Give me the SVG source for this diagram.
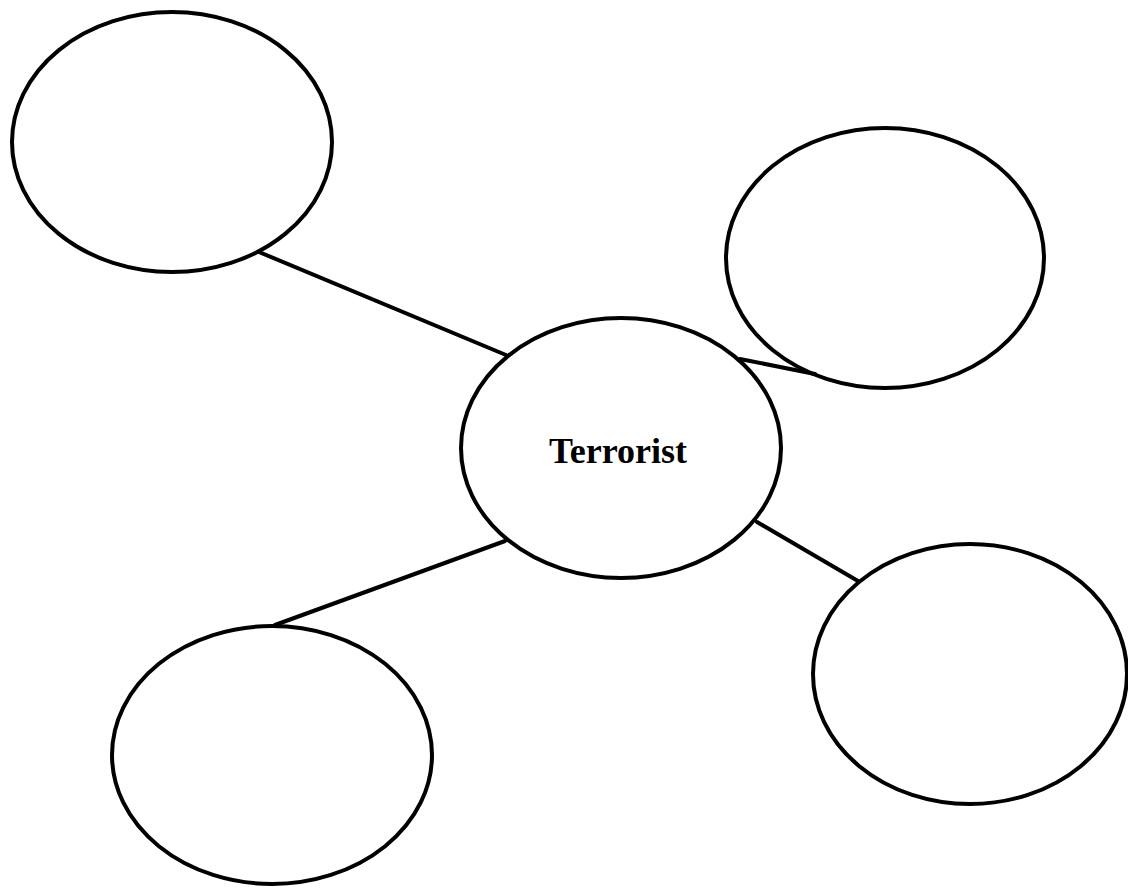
<svg xmlns="http://www.w3.org/2000/svg" width="1128" height="888" viewBox="0 0 1128 888">
<style>
.n{fill:#fff;stroke:#000;stroke-width:4}
.c line{stroke:#000;stroke-width:4;stroke-linecap:round}
.t{font-family:"Liberation Serif",serif;font-weight:bold;font-size:36px;fill:#000}
</style>
<rect width="1128" height="888" fill="#fff"/>
<g id="connectors" class="c">
<line x1="259" y1="252" x2="506" y2="355"/>
<line x1="740" y1="359" x2="815" y2="374"/>
<line x1="505" y1="541" x2="275" y2="625"/>
<line x1="757" y1="522" x2="858" y2="581"/>
</g>
<g id="top-left"><ellipse class="n" cx="172" cy="142" rx="160" ry="130"/></g>
<g id="top-right"><ellipse class="n" cx="885" cy="258" rx="159" ry="130" style="fill:none"/></g>
<g id="center"><ellipse class="n" cx="621" cy="448" rx="160" ry="130" style="fill:none"/>
<text class="t" x="618" y="463" text-anchor="middle">Terrorist</text></g>
<g id="bottom-left"><ellipse class="n" cx="272" cy="755" rx="160" ry="129"/></g>
<g id="bottom-right"><ellipse class="n" cx="970" cy="674" rx="157" ry="130"/></g>
</svg>
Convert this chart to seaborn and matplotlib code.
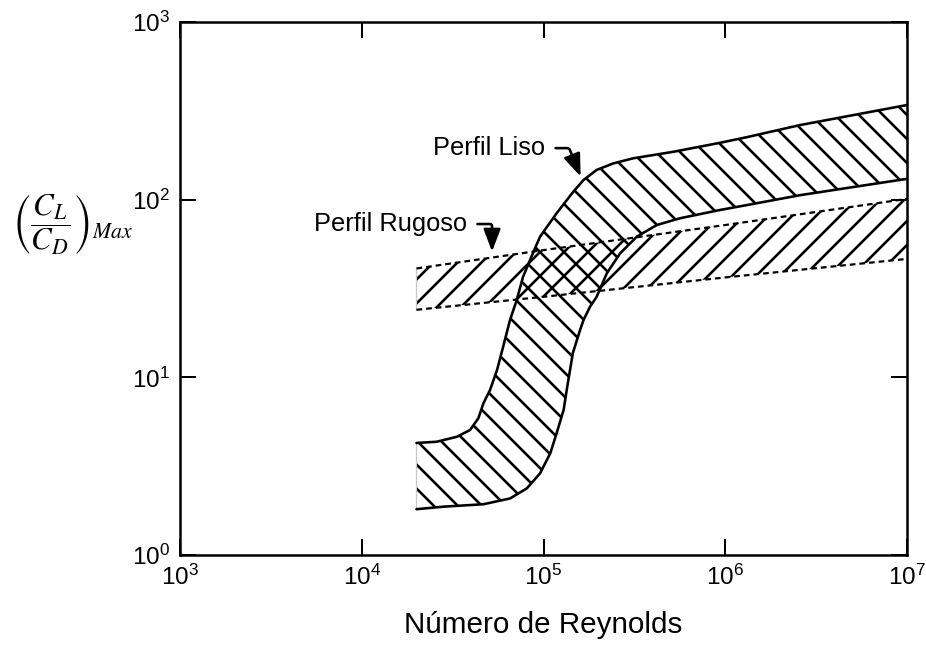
import numpy as np
import matplotlib
matplotlib.use("Agg")
import matplotlib.pyplot as plt
import seaborn as sns

# ---- data ----
re_liso_sup = [2e4, 2.59e4, 3.34e4, 3.94e4, 4.38e4, 4.67e4, 5.08e4, 5.55e4, 5.99e4, 6.54e4,
               7.12e4, 7.71e4, 8.75e4, 9.57e4, 1.18e5, 1.46e5, 1.66e5, 1.96e5, 2.42e5,
               3.12e5, 5.18e5, 9.36e5, 1.32e6, 2.58e6, 1e7]
liso_sup = [4.27, 4.34, 4.63, 5.05, 5.88, 7.14, 8.49, 11.0, 14.8, 21.0,
            27.2, 36.7, 50.1, 61.9, 83.8, 111, 129, 147, 160,
            171, 186, 209, 225, 263, 341]

re_liso_inf = [2e4, 2.81e4, 4.67e4, 6.54e4, 8.09e4, 9.57e4, 1.09e5, 1.18e5, 1.29e5, 1.35e5,
               1.45e5, 1.59e5, 1.66e5, 1.80e5, 1.96e5, 2.23e5, 2.64e5, 3.26e5, 4.20e5,
               5.64e5, 9.36e5, 1.32e6, 2.58e6, 1e7]
liso_inf = [1.81, 1.87, 1.93, 2.08, 2.37, 2.88, 3.74, 4.84, 6.55, 8.82,
            13.7, 18.5, 21.0, 24.9, 28.4, 38.5, 49.9, 61.9, 72.0,
            78.6, 87.5, 93.3, 106, 131]

re_rug = [2e4, 1e5, 1e6, 1e7]
rug_sup = [41, 52, 72, 101]
rug_inf = [24, 28.4, 36.5, 46.4]

xlim = (1e3, 1e7)
ylim = (1e0, 1e3)

label_liso = "Perfil Liso"
label_rug = "Perfil Rugoso"
xlabel = "Número de Reynolds"
ylabel = r"$\left(\dfrac{\mathit{C_L}}{\mathit{C_D}}\right)_{\mathit{Max}}$"

# ---- style ----
sns.set_style("ticks")
plt.rcParams["font.family"] = ["Liberation Sans", "DejaVu Sans"]
plt.rcParams["mathtext.fontset"] = "stix"
plt.rcParams["mathtext.default"] = "regular"
plt.rcParams["hatch.linewidth"] = 1.3
plt.rcParams["hatch.color"] = "black"
for k in ["text.color", "axes.labelcolor", "xtick.color", "ytick.color", "axes.edgecolor"]:
    plt.rcParams[k] = "black"

DPI = 144
fig = plt.figure(figsize=(926 / DPI, 661 / DPI), dpi=DPI)
ax = fig.add_axes([0.1944, 0.1604, 0.9795 - 0.1944, 0.9667 - 0.1604])
ax.set_xscale("log")
ax.set_yscale("log")
ax.set_xlim(*xlim)
ax.set_ylim(*ylim)

# bands (hatched)
ax.fill(np.concatenate([re_rug, re_rug[::-1]]),
        np.concatenate([rug_sup, rug_inf[::-1]]),
        facecolor="none", edgecolor="black", hatch="//", linewidth=0, zorder=1)
ax.fill(np.concatenate([re_liso_sup, re_liso_inf[::-1]]),
        np.concatenate([liso_sup, liso_inf[::-1]]),
        facecolor="none", edgecolor="black", hatch="\\\\", linewidth=0, zorder=1)

# thin grey left edges
ax.plot([re_rug[0], re_rug[0]], [rug_inf[0], rug_sup[0]], color="#c8c8c8", lw=0.6, zorder=2)
ax.plot([re_liso_sup[0], re_liso_inf[0]], [liso_sup[0], liso_inf[0]], color="#c8c8c8", lw=0.6, zorder=2)

# boundary lines
dash = (0, (2.6, 1.8))
sns.lineplot(x=re_rug, y=rug_sup, ax=ax, color="black", lw=1.1, linestyle=dash,
             estimator=None, sort=False, zorder=3)
sns.lineplot(x=re_rug, y=rug_inf, ax=ax, color="black", lw=1.1, linestyle=dash,
             estimator=None, sort=False, zorder=3)
sns.lineplot(x=re_liso_sup, y=liso_sup, ax=ax, color="black", lw=1.3,
             estimator=None, sort=False, zorder=4)
sns.lineplot(x=re_liso_inf, y=liso_inf, ax=ax, color="black", lw=1.3,
             estimator=None, sort=False, zorder=4)

# annotations
arrow_kw = dict(arrowstyle="-|>,head_length=0.95,head_width=0.36", mutation_scale=10,
                color="black", lw=1.3, shrinkA=3, shrinkB=0, relpos=(1, 0.5))
ax.annotate(label_liso, xy=(1.6e5, 135), xytext=(1.02e5, 195),
            ha="right", va="center", fontsize=12.7,
            arrowprops=dict(connectionstyle="angle,angleA=0,angleB=-68,rad=2", **arrow_kw))
ax.annotate(label_rug, xy=(5.21e4, 51), xytext=(3.79e4, 72.9),
            ha="right", va="center", fontsize=12.7,
            arrowprops=dict(connectionstyle="angle,angleA=0,angleB=90,rad=2", **arrow_kw))

# axes styling
for s in ax.spines.values():
    s.set_linewidth(1.25)
    s.set_color("black")
ax.xaxis.set_minor_locator(matplotlib.ticker.NullLocator())
ax.yaxis.set_minor_locator(matplotlib.ticker.NullLocator())
ax.tick_params(which="major", direction="in", top=True, right=True, length=8, width=1.0,
               labelsize=12.2, colors="black")
ax.tick_params(axis="x", pad=5)
ax.tick_params(axis="y", pad=5)

ax.set_xlabel(xlabel, fontsize=14.8, va="center")
ax.xaxis.set_label_coords(0.5, -0.131)
ax.set_ylabel(ylabel, fontsize=15.5, rotation=0, ha="center", va="center")
ax.yaxis.set_label_coords(-0.148, 0.62)

fig.savefig("out.png", dpi=DPI)
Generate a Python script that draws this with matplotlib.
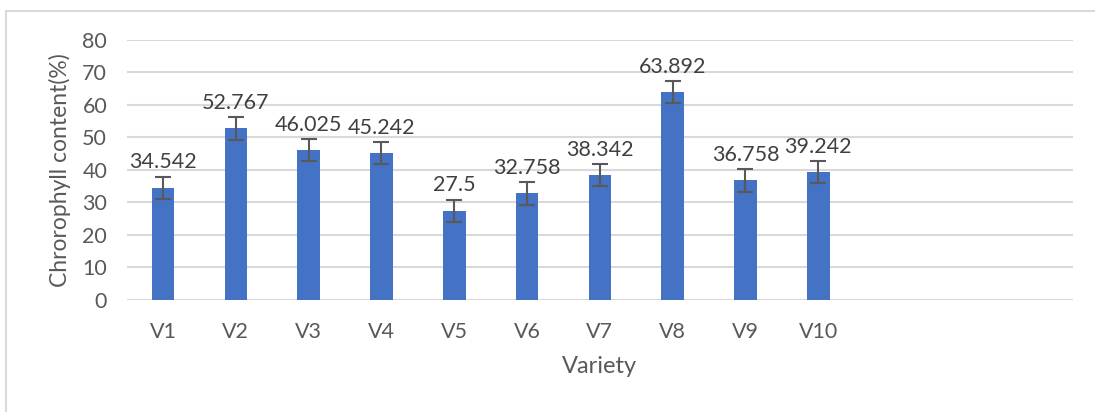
import matplotlib.pyplot as plt
from matplotlib.patches import Rectangle

# data
varieties = ["V1", "V2", "V3", "V4", "V5", "V6", "V7", "V8", "V9", "V10"]
chlorophyll = [34.542, 52.767, 46.025, 45.242, 27.5, 32.758, 38.342, 63.892, 36.758, 39.242]
errors = [3.4, 3.4, 3.4, 3.4, 3.4, 3.4, 3.4, 3.4, 3.4, 3.4]
n_slots = 13  # axis has 3 empty category slots after V10

plt.rcParams['font.family'] = ['Lato', 'DejaVu Sans']
txt = "#595959"

fig = plt.figure(figsize=(10.95, 4.12), dpi=100)
ax = fig.add_axes([0.1156, 0.272, 0.8644, 0.631])

# outer chart border
fig.patches.append(Rectangle((6 / 1095, -0.1), 1.2, 1 - 11 / 412 + 0.1, transform=fig.transFigure,
                             fill=False, edgecolor="#D9D9D9", linewidth=1.5))

x = list(range(len(varieties)))
ax.bar(x, chlorophyll, width=0.31, color="#4472C4", zorder=3)
ax.errorbar(x, chlorophyll, yerr=errors, fmt="none", ecolor="#595959",
            elinewidth=1.5, capsize=6, capthick=1.5, zorder=4)

for xi, v, e in zip(x, chlorophyll, errors):
    label = f"{v:g}"
    ax.annotate(label, (xi, v + e), xytext=(0, 3), textcoords="offset points",
                ha="center", va="bottom", fontsize=15.5, color="#404040")

ax.set_xlim(-0.5, n_slots - 0.5)
ax.set_ylim(0, 80)
ax.set_yticks(range(0, 81, 10))
ax.set_xticks(x)
ax.set_xticklabels(varieties)
ax.tick_params(axis="both", length=0, labelsize=15.5, labelcolor=txt)
ax.tick_params(axis="x", pad=16)
ax.tick_params(axis="y", pad=14)
ax.yaxis.grid(True, color="#D9D9D9", linewidth=1.5, zorder=0)
ax.set_axisbelow(True)
for s in ax.spines.values():
    s.set_visible(False)

ax.set_xlabel("Variety", fontsize=17, color=txt, labelpad=10)
ax.set_ylabel("Chrorophyll content(%)", fontsize=16.5, color=txt, labelpad=8)

fig.savefig("out.png", dpi=100)
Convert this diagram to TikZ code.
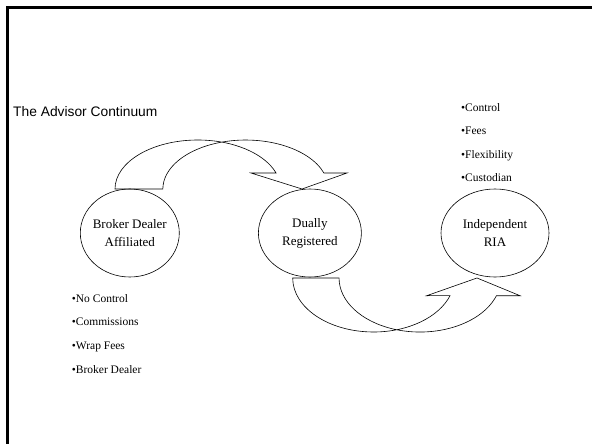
\documentclass[tikz,border=0pt]{standalone}
\usepackage{fontspec}
\setmainfont{Liberation Serif}
\newfontfamily\titlefont{Liberation Sans}
\usetikzlibrary{shapes.geometric, positioning}

\begin{document}
\begin{tikzpicture}[
    x=1pt, y=-1pt,
    stage/.style={draw, ellipse, line width=0.6pt, inner sep=0pt, minimum height=88pt},
    stagetext/.style={align=center, font=\fontsize{13}{18}\selectfont},
    bullet/.style={anchor=base west, inner sep=0pt, font=\fontsize{11.5}{14}\selectfont},
    blockarrow/.style={draw, line width=0.6pt, line join=miter},
]
\useasboundingbox (0,0) rectangle (592,444);
\draw[line width=3pt] (7.5,444) -- (7.5,7.5) -- (592,7.5);

\node[anchor=base west, inner sep=0pt, font=\titlefont\fontsize{13.8}{16}\selectfont] (title) at (13,117) {The Advisor Continuum};

\node[stage, minimum width=99pt] (bd) at (129.8,233) {};
\node[stage, minimum width=103pt, right=78.5pt of bd] (dr) {};
\node[stage, minimum width=108pt, right=79pt of dr] (ria) {};

\node[stagetext] (bdtext)  at (bd)  {Broker Dealer\\Affiliated};
\node[stagetext] (drtext)  at (dr)  {Dually\\Registered};
\node[stagetext] (riatext) at (ria) {Independent\\RIA};

\foreach \txt [count=\i] in {Control, Fees, Flexibility, Custodian}
  \node[bullet] (riapt\i) at (461, 87.5+23.5*\i) {•\txt};
\foreach \txt [count=\i] in {No Control, Commissions, Wrap Fees, Broker Dealer}
  \node[bullet] (bdpt\i) at (71.7, 278.3+23.7*\i) {•\txt};

% curved block arrows
\draw[blockarrow] (115,189) arc[start angle=180, end angle=340.9, x radius=82.8, y radius=49]
  -- (251,173) -- (302,189) -- (347,173) -- (323.9,173)
  arc[start angle=340.9, end angle=180, x radius=82.8, y radius=49] -- cycle;
\draw[blockarrow] (292.7,278) arc[start angle=180, end angle=19.1, x radius=80.9, y radius=54]
  -- (426.7,295.7) -- (477,278) -- (520,295.7) -- (496.4,295.7)
  arc[start angle=19.1, end angle=180, x radius=80.9, y radius=54] -- cycle;

\end{tikzpicture}
\end{document}
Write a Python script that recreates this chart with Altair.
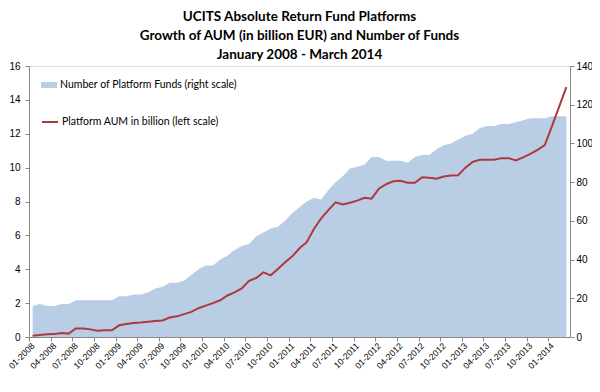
◇ ◇ ◇ ◇
SHORT EXERCISE:
Copy only the lines above from the one containing "Generate a Python" through the one containing "from matplotlib.patches import Rectangle", both included. Leave out the pictures.

THE SOLUTION:
Generate a Python script that draws this with matplotlib.
import matplotlib.pyplot as plt
from matplotlib.patches import Rectangle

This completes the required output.